Paper No. 11
Presentation Time: 5:15 PM
CHESAPEAKE BAY: PREHISTORY, HISTORY, AND RECENT DESTRUCTION
WARD, Lauck, Virginia Museum of Natural History, 21 Starling Avenue, Martinsville, VA 24112, Lauck.Ward@vmnh.virginia.gov
The area where the
Chesapeake Bay lies today is the site of Paleo-Atlantic transgressions and regressions since the time of the continental break-up in the Late Triassic. Beneath the Bay a series of deltaic sands and fossiliferous marine silty sands records a rich history of climate change; sea level fluctuation, and structural movement.

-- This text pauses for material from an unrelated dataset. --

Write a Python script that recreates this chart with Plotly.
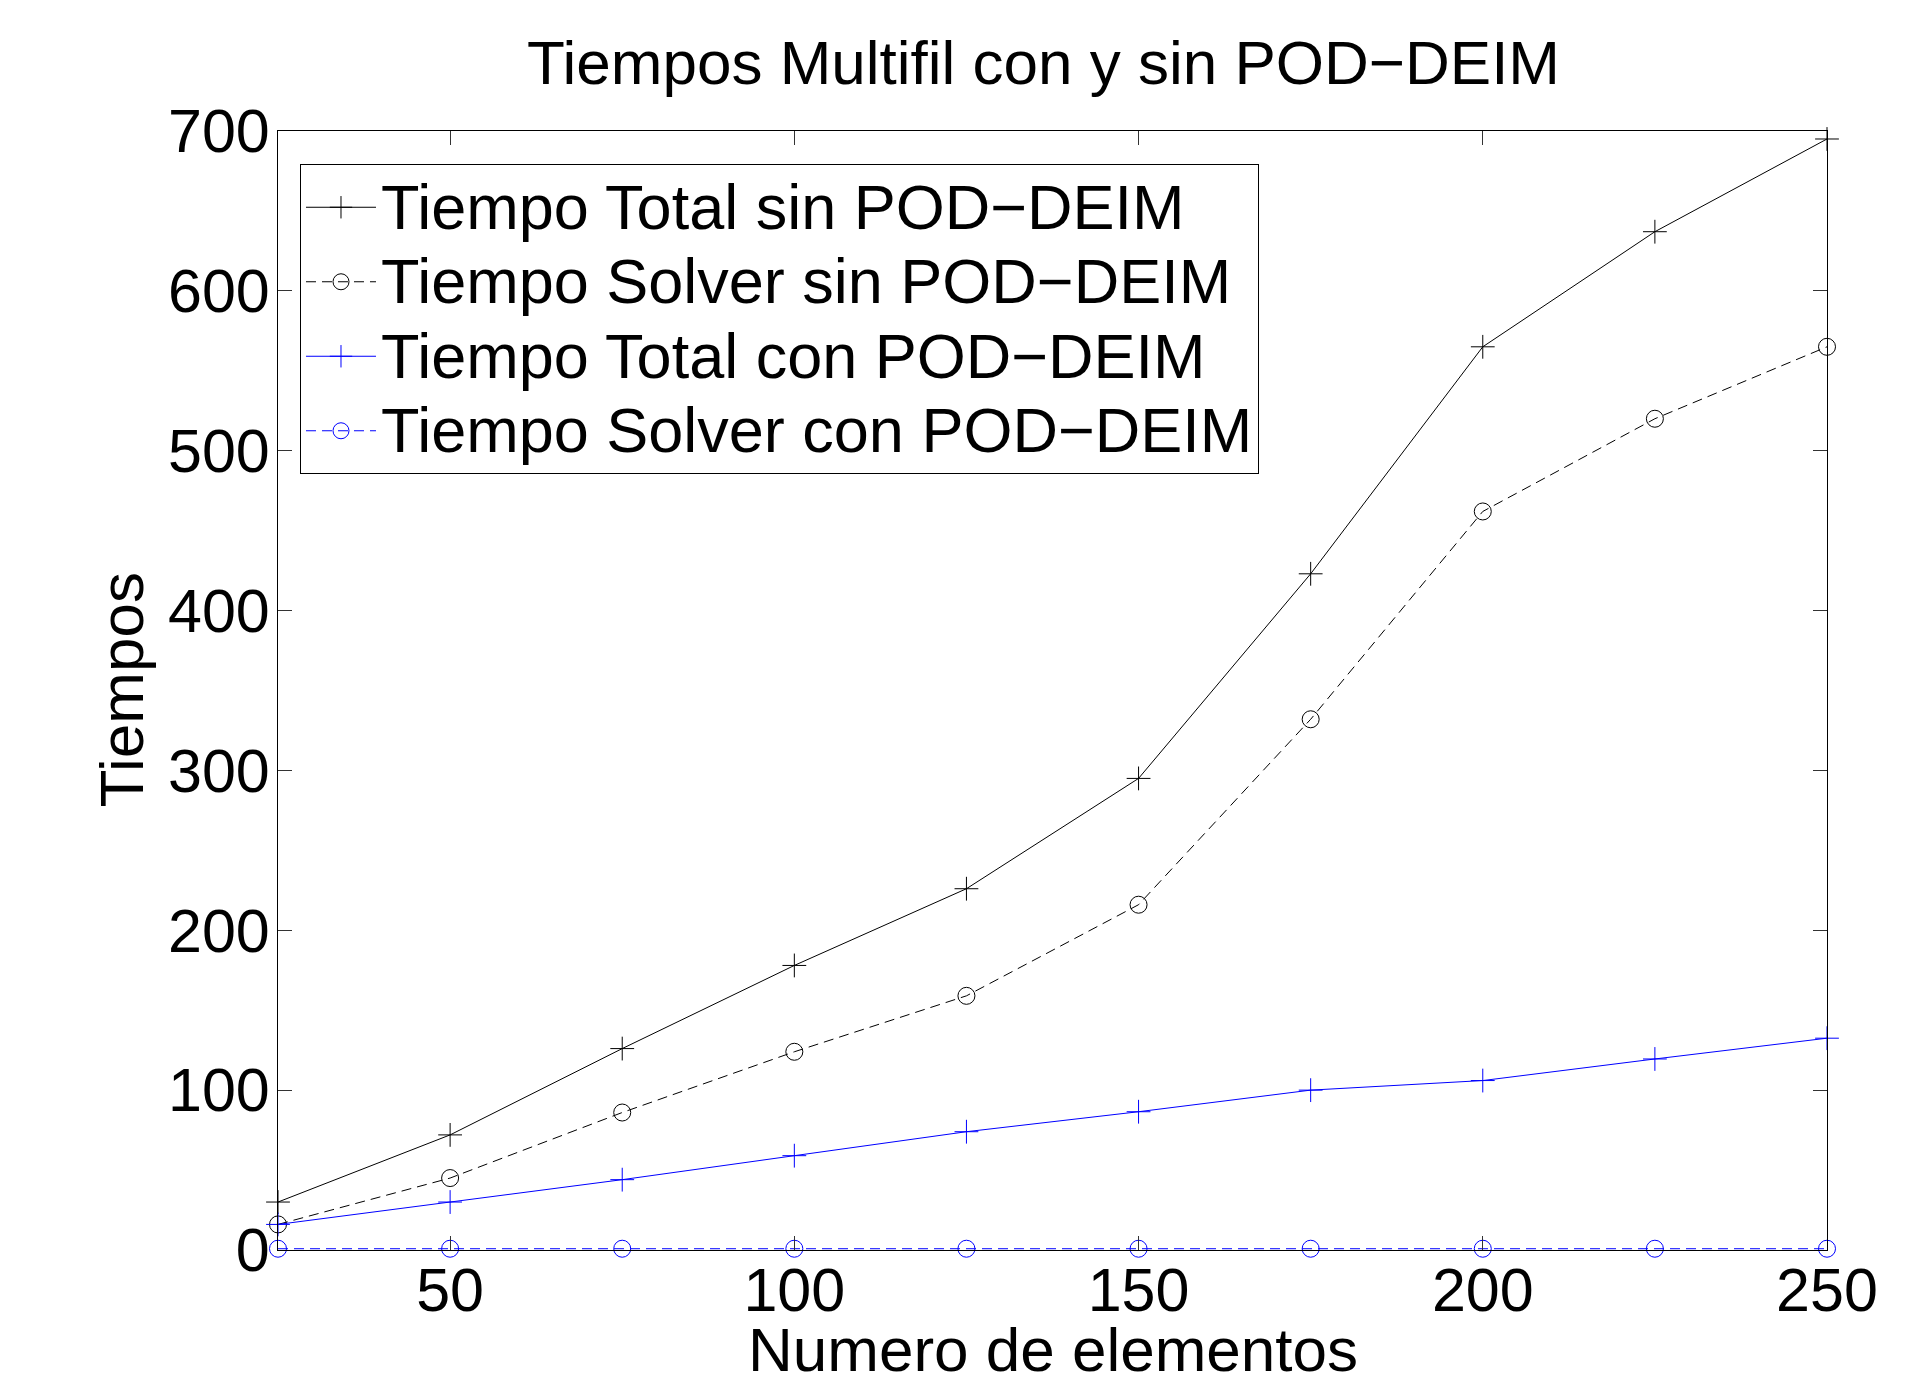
import plotly.graph_objects as go

elementos = [25, 50, 75, 100, 125, 150, 175, 200, 225, 250]
total_sin = [30, 72, 126, 178, 226, 295, 423, 565, 637, 695]
solver_sin = [16, 45, 86, 124, 159, 216, 332, 462, 520, 565]
total_con = [16, 30, 44, 59, 74, 86.5, 100, 106, 119.5, 132.5]
solver_con = [0.8, 0.8, 0.8, 0.8, 0.8, 0.8, 0.8, 0.8, 0.8, 0.8]

x_ticks = [50, 100, 150, 200, 250]
y_ticks = [0, 100, 200, 300, 400, 500, 600, 700]

FONT = "Liberation Sans, Arial, Helvetica, sans-serif"
FS = 61
LEG_FS = 63


def leg(name):
    return '<span style="font-size:%dpx">%s</span>' % (LEG_FS, name)


fig = go.Figure()
fig.add_trace(go.Scatter(x=elementos, y=total_sin, mode="lines+markers",
                         name=leg("Tiempo Total sin POD\u2212DEIM"),
                         line=dict(color="black", width=1),
                         marker=dict(symbol="cross-thin-open", size=17, line=dict(color="black", width=1)),
                         cliponaxis=False))
fig.add_trace(go.Scatter(x=elementos, y=solver_sin, mode="lines+markers",
                         name=leg("Tiempo Solver sin POD\u2212DEIM"),
                         line=dict(color="black", width=1, dash="10px,6px"),
                         marker=dict(symbol="circle-open", size=17, color="black", line=dict(color="black", width=1)),
                         cliponaxis=False))
fig.add_trace(go.Scatter(x=elementos, y=total_con, mode="lines+markers",
                         name=leg("Tiempo Total con POD\u2212DEIM"),
                         line=dict(color="#0000ff", width=1),
                         marker=dict(symbol="cross-thin-open", size=17, line=dict(color="#0000ff", width=1)),
                         cliponaxis=False))
fig.add_trace(go.Scatter(x=elementos, y=solver_con, mode="lines+markers",
                         name=leg("Tiempo Solver con POD\u2212DEIM"),
                         line=dict(color="#0000ff", width=1, dash="10px,6px"),
                         marker=dict(symbol="circle-open", size=17, color="#0000ff", line=dict(color="#0000ff", width=1)),
                         cliponaxis=False))

axis_common = dict(showgrid=False, zeroline=False, showline=True, linecolor="black", linewidth=1,
                   mirror="ticks", ticks="inside", ticklen=14, tickwidth=1, tickcolor="#333",
                   tickfont=dict(family=FONT, size=FS, color="black"))

fig.update_xaxes(range=[25, 250], tickvals=x_ticks, ticktext=[str(v) for v in x_ticks],
                 ticklabelstandoff=-13, **axis_common)
fig.update_yaxes(range=[0, 700], tickvals=y_ticks, ticktext=[str(v) for v in y_ticks],
                 ticklabelstandoff=-5, **axis_common)

fig.update_layout(
    width=1915, height=1368,
    margin=dict(l=270, r=96, t=123, b=126),
    paper_bgcolor="white", plot_bgcolor="white",
    font=dict(family=FONT, size=FS, color="black"),
    showlegend=True,
    legend=dict(x=0.0142, y=0.9705, xanchor="left", yanchor="top",
                bordercolor="black", borderwidth=1, bgcolor="white",
                font=dict(family=FONT, size=55, color="black"),
                itemwidth=70, tracegroupgap=0),
    annotations=[
        dict(text="Tiempos Multifil con y sin POD\u2212DEIM", xref="paper", yref="paper",
             x=0.494, y=1, xanchor="center", yanchor="middle", yshift=69,
             showarrow=False, font=dict(family=FONT, size=62, color="black")),
        dict(text="Numero de elementos", xref="paper", yref="paper",
             x=0.5, y=0, xanchor="center", yanchor="middle", yshift=-99,
             showarrow=False, font=dict(family=FONT, size=62, color="black")),
        dict(text="Tiempos", xref="paper", yref="paper", textangle=-90,
             x=0, y=0.5, xanchor="center", yanchor="middle", xshift=-157,
             showarrow=False, font=dict(family=FONT, size=62, color="black")),
    ],
)

fig.write_html("out.html")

Today the Atlantic Continental edge is tilted by tectonic forces to the Northeast. The result is that the Coastal Plain north of Massachusetts is tilted below sea level. The shelf is progressively emergent south of that area so that the Chesapeake Bay area is submerged partially allowing tidal waters to impinge to the Fall Line or Piedmont.
The Salisbury Embayment, the site of the present Chesapeake Bay, has a rich history of Cretaceous and Tertiary sediments. Glacial streams and rivers have cut through these sediments to expose these older beds in the resulting valleys. Subsequent flooding during interglacial periods allowed these rivers to overflow their channels and then be widened by predominate northeast and northwest winds. The result is erosion of the river banks and the construction of wide, flat flood plains. When sea level dropped, broad terrace plains were exposed, with high escarpments to mark where the cliffs were at the edge of the river.
The Chesapeake Bay, being a series of drowned rivers, has little strength in its currents to move sand-sized particles along the bottom, but silt and clay are supplied in plenty from the Piedmont. The benthic organisms of river, bay, or sea require a substrate of sand, silt, and clay mixed. Any predominance of one or the other makes the diversity drop. An even mixture of the textures causes diversity to maximize. The sand in the Chesapeake Bay is supplied from the erosion of the natural cliffs. This erosion not only creates the Bay, but is necessary for its ecological health. This natural mixing of the cliff sand, silt, and clay created maximal bottom constitutions for benthic organisms such as shrimp, worms, oyster, crabs, and others. These conditions are now being threatened by the rip rapping of the shorelines to “protect” homes. The result is that only silt and clay will line the bottom causing conditions too soft and soupy for the benthic exploitation. The proper setback of building would make this ecologically harmful practice unnecessary.